While there is no standardized definition for street harassment (yet), our working definition (updated March 2015) is:
Gender-based street harassment is unwanted comments, gestures, and actions forced on a stranger in a public place without their consent and is directed at them because of their actual or perceived sex, gender, gender expression, or sexual orientation.
Street harassment includes unwanted whistling, leering, sexist, homophobic or transphobic slurs, persistent requests for someone’s name, number or destination after they’ve said no, sexual names, comments and demands, following, flashing, public masturbation, groping, sexual assault, and rape.
Of course, people are also harassed because of factors like their race, nationality, religion, disability, or class. Some people are harassed for multiple reasons within a single harassment incident. Harassment is about power and control and it is often a manifestation of societal discrimination like sexism, homophobia, Islamophobia, classism, ableism and racism. No form of harassment is ever okay; everyone should be treated with respect, dignity, and empathy.
The mobility of all members of the LGBQT community is often restricted as well because of harassment and hateful violence motivated by the person’s actual or perceived gender expression or sexual orientation. For example, a 2013 study of 93,000 LGBQT individuals in the European Union found that half avoided public spaces sometimes because of street harassment and most reported high levels of fear in locations like restaurants, public transportation, streets, parking lots, and parks.

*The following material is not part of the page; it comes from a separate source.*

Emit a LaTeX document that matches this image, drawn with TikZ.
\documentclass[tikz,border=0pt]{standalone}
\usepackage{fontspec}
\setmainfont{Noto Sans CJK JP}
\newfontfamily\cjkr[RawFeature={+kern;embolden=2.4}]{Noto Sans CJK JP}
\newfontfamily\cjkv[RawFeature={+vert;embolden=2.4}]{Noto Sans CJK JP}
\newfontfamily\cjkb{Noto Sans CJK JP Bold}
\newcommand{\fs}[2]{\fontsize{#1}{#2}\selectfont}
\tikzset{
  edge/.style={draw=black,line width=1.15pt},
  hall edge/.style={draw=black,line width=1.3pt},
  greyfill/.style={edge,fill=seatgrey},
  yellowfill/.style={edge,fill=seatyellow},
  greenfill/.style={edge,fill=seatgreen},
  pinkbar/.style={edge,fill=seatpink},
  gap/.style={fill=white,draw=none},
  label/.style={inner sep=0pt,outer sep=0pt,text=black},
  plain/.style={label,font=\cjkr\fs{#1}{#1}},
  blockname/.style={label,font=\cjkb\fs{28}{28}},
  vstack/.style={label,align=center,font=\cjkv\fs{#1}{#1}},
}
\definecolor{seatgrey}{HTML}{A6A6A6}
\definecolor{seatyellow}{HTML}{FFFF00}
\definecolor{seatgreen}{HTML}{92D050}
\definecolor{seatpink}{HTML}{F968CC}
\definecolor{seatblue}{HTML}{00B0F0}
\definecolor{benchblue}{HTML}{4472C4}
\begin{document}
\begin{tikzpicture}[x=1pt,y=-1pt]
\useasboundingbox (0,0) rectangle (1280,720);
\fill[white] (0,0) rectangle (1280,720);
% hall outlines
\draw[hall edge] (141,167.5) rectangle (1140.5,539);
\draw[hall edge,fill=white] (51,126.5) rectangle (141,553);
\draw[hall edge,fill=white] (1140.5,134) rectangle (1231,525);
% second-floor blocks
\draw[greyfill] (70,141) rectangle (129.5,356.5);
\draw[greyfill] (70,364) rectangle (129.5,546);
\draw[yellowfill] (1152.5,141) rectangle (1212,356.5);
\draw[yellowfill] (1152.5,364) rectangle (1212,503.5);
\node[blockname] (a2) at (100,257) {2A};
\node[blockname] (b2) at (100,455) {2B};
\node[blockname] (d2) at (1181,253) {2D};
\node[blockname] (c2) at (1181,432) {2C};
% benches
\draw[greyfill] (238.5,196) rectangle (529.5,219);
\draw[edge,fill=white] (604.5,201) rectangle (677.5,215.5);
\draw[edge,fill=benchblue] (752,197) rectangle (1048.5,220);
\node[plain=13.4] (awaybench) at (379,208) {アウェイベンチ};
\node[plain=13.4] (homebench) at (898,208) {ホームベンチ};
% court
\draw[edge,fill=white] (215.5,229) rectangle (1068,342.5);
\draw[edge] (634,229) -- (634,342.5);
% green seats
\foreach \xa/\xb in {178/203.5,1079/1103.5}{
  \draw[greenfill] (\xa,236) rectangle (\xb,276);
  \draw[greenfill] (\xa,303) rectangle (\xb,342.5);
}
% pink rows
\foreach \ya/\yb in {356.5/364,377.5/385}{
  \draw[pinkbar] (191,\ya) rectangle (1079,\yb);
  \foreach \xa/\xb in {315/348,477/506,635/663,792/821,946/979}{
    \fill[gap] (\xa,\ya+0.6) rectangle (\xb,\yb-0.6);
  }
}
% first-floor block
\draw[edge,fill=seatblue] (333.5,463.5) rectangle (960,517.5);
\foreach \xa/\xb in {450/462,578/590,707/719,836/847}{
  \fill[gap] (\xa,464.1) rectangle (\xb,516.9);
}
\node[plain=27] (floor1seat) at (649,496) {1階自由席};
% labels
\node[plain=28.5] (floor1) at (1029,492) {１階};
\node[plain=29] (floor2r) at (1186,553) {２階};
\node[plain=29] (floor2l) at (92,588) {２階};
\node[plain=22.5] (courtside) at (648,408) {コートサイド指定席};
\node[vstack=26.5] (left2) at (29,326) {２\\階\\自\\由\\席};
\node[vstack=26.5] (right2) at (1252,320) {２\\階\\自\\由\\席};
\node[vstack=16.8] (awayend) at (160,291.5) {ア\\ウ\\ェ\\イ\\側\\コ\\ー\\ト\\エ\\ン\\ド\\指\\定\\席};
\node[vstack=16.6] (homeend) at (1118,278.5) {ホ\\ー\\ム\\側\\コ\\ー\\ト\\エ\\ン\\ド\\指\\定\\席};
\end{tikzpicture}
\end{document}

Street harassment often begins around puberty.
* In a 2014, nationally representative survey of street harassment in the USA, half of harassed persons were harassed by age 17.

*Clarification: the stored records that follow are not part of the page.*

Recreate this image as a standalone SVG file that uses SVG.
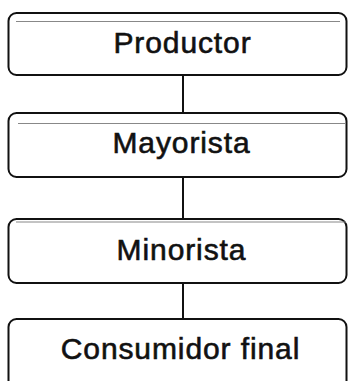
<svg xmlns="http://www.w3.org/2000/svg" width="348" height="381" viewBox="0 0 348 381">
<style>
.box{fill:#fff;stroke:#111;stroke-width:2}
.inner{stroke:#888;stroke-width:1;fill:none}
.lbl{font-family:"Liberation Sans",Arial,sans-serif;font-size:30px;letter-spacing:0.9px;fill:#111;stroke:#111;stroke-width:0.6px;text-anchor:middle}
.con{stroke:#111;stroke-width:2;fill:none}
</style>
<rect width="348" height="381" fill="#fff"/>
<g id="connectors">
<line class="con" x1="183" y1="75" x2="183" y2="113"/>
<line class="con" x1="183" y1="177" x2="183" y2="219"/>
<line class="con" x1="183" y1="283" x2="183" y2="319"/>
</g>
<g id="productor">
<rect class="box" x="8.5" y="13" width="338" height="62" rx="8"/>
<line class="inner" x1="16" y1="21.5" x2="340" y2="21.5"/>
<text class="lbl" x="182.5" y="53">Productor</text>
</g>
<g id="mayorista">
<rect class="box" x="8.5" y="113" width="338" height="64" rx="8"/>
<line class="inner" x1="18" y1="123.5" x2="346" y2="123.5"/>
<text class="lbl" x="181.5" y="153">Mayorista</text>
</g>
<g id="minorista">
<rect class="box" x="8.5" y="219" width="338" height="64" rx="8"/>
<line class="inner" x1="16" y1="222" x2="346" y2="222"/>
<text class="lbl" x="181.5" y="260">Minorista</text>
</g>
<g id="consumidor">
<rect class="box" x="8.5" y="319" width="338" height="80" rx="8"/>
<text class="lbl" x="180.5" y="359">Consumidor final</text>
</g>
</svg>
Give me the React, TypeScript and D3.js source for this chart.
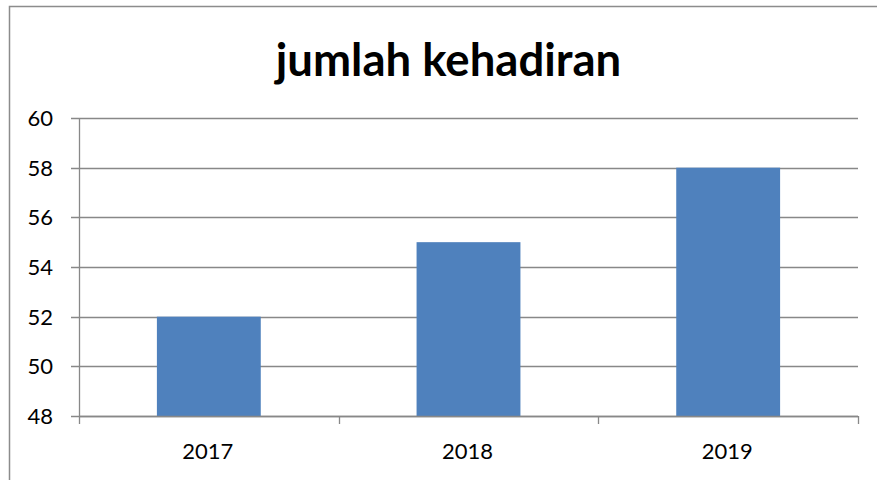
import React from "react";
import * as d3 from "d3";

const categories = ["2017", "2018", "2019"];
const values = [52, 55, 58];
const yTicks = [48, 50, 52, 54, 56, 58, 60];
const title = "jumlah kehadiran";

export default function App() {
  const W = 877, H = 480;
  const left = 79, right = 858, top = 118, bottom = 416;
  const x = d3.scaleBand().domain(categories).range([left, right]).paddingInner(0.6).paddingOuter(0.3);
  const xb = d3.scaleBand().domain(categories).range([left, right]);
  const y = d3.scaleLinear().domain([48, 60]).range([bottom, top]);
  const font = "Lato, 'Open Sans', sans-serif";
  const grid = "#888888";
  return (
    <svg width={W} height={H} style={{ position: "absolute", left: 0, top: 0, background: "#fff" }}>
      <rect x={9.5} y={6.5} width={900} height={500} fill="#fff" stroke="#8c8c8c" strokeWidth={1.5} />
      <text x={448.5} y={76} textAnchor="middle" fontFamily={font} fontWeight="bold" fontSize={45.5} fill="#000">{title}</text>
      {yTicks.map(t => (
        <g key={t}>
          <line x1={71} x2={right} y1={Math.round(y(t)) + 0.5} y2={Math.round(y(t)) + 0.5} stroke={grid} strokeWidth={1.3} />
          <text x={53} y={y(t) + 8} textAnchor="end" fontFamily={font} fontSize={22} fill="#000">{t}</text>
        </g>
      ))}
      {categories.map((c, i) => (
        <rect key={c} x={x(c)!} y={y(values[i])} width={x.bandwidth()} height={bottom - y(values[i])} fill="#4F81BD" />
      ))}
      <line x1={left + 0.5} x2={left + 0.5} y1={top} y2={bottom} stroke={grid} strokeWidth={1.3} />
      <line x1={left} x2={right} y1={bottom + 0.5} y2={bottom + 0.5} stroke={grid} strokeWidth={1.3} />
      {[...categories.map(c => xb(c)!), right].map((v, i) => (
        <line key={i} x1={Math.round(v) + 0.5} x2={Math.round(v) + 0.5} y1={bottom} y2={bottom + 8} stroke={grid} strokeWidth={1.3} />
      ))}
      {categories.map(c => (
        <text key={c} x={xb(c)! + xb.bandwidth() / 2 - 1} y={458.5} textAnchor="middle" fontFamily={font} fontSize={22} fill="#000">{c}</text>
      ))}
    </svg>
  );
}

* In an informal international online 2008 study of 811 women conducted by Stop Street Harassment, almost 1 in 4 women had experienced street harassment by age 12 (7th grade) and nearly 90% by age 19.

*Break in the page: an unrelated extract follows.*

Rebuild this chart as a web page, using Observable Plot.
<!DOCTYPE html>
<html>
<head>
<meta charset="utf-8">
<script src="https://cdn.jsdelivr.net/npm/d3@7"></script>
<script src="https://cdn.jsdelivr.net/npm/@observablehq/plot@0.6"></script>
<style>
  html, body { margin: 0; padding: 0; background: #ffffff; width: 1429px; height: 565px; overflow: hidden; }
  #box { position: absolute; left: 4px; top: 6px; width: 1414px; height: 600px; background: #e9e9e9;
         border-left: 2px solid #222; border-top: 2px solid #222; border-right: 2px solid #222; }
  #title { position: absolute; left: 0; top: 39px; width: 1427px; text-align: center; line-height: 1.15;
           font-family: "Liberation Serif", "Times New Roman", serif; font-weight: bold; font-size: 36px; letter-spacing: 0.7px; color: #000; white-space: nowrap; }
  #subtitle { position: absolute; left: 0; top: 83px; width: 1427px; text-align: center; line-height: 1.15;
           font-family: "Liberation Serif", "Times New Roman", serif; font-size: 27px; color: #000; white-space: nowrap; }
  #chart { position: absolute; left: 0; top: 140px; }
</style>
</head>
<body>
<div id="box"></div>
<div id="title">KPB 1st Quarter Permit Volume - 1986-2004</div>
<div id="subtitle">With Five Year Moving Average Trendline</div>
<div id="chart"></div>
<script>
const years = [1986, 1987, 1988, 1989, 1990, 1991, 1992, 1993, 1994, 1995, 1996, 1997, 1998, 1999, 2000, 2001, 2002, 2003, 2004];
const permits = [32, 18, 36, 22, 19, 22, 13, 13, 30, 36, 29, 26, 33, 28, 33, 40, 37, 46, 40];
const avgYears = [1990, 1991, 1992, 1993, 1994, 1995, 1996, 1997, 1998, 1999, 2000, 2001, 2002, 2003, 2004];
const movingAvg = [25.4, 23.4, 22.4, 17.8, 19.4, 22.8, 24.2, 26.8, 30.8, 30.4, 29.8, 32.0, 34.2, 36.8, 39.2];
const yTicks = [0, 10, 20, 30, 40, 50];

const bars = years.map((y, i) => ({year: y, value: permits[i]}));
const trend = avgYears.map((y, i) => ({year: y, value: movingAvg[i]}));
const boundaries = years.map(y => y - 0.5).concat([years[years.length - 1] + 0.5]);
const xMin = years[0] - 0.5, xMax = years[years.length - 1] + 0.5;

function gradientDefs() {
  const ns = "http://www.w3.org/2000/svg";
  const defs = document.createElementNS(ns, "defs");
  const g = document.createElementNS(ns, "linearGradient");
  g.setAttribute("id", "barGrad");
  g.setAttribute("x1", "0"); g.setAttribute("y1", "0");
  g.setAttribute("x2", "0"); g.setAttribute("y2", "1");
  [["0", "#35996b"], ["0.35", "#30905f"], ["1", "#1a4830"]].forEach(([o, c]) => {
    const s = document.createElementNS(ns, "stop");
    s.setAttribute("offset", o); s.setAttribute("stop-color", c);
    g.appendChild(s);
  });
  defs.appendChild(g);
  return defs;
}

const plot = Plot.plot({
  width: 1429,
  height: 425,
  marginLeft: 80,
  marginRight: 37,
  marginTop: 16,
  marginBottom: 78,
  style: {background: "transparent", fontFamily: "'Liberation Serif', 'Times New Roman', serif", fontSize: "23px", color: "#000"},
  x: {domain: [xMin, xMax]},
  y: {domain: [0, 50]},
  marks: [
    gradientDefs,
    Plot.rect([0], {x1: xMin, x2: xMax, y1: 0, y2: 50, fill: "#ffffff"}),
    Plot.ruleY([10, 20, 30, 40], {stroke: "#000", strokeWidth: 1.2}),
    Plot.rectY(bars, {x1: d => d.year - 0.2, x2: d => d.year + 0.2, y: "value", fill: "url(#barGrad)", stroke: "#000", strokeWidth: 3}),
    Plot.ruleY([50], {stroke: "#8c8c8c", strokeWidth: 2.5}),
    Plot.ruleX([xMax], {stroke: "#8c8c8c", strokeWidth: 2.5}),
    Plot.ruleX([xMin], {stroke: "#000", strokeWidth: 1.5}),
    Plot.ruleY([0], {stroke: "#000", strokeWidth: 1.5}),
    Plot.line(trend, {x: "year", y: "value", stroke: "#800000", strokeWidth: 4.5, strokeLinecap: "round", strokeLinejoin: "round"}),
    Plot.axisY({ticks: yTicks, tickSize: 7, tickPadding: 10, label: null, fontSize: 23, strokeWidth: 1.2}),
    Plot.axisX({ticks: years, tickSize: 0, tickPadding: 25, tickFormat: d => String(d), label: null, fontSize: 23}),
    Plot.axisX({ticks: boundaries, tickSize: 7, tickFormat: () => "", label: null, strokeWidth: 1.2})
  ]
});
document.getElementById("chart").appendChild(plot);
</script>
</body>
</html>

While street harassment often occurs on a more frequent basis for teenagers and women in their 20s, the chance of it happening never goes away and women in their 80s have shared stories.
Christian Science Monitor, “Street harassment of women: It’s a bigger problem than you think”
The Guardian, “Feeling harassed? Do something about it”
Medium.com, “Five Reasons Why Street Harassment is Serious”
Feministe, “Harassing Men on the Street“
Note: While women also may harass men in public, gender inequality means that the power dynamics at play, frequency of the harassment, the underlying threat of rape, and the impact on the harassed person’s life is rarely comparable. For these reasons, the work of Stop Street Harassment focuses mostly on men harassing women (cis and transwomen) or people perceived to be female, with secondary focus on the harassment of LGBQT individuals as a whole.
Also, while public harassment motivated by racism, homophobia, transphobia, or classism—types of deplorable harassment which men can be the target of and sometimes women perpetrate—is recognized as socially unacceptable behavior, men’s harassment of women motivated by gender and sexism is not. Instead it is portrayed as complimentary, a joke, or “only” a trivial annoyance. Plus people tend to blame women for its occurrence based on what they are wearing or what time of day they are in public. Additionally, there are already many great groups working to address the other forms of harassment, but there are few addressing gender-based harassment. These are additional reasons why Stop Street Harassment focuses on this type of harassment – but is an ally to all groups and people working to end every type of harassment.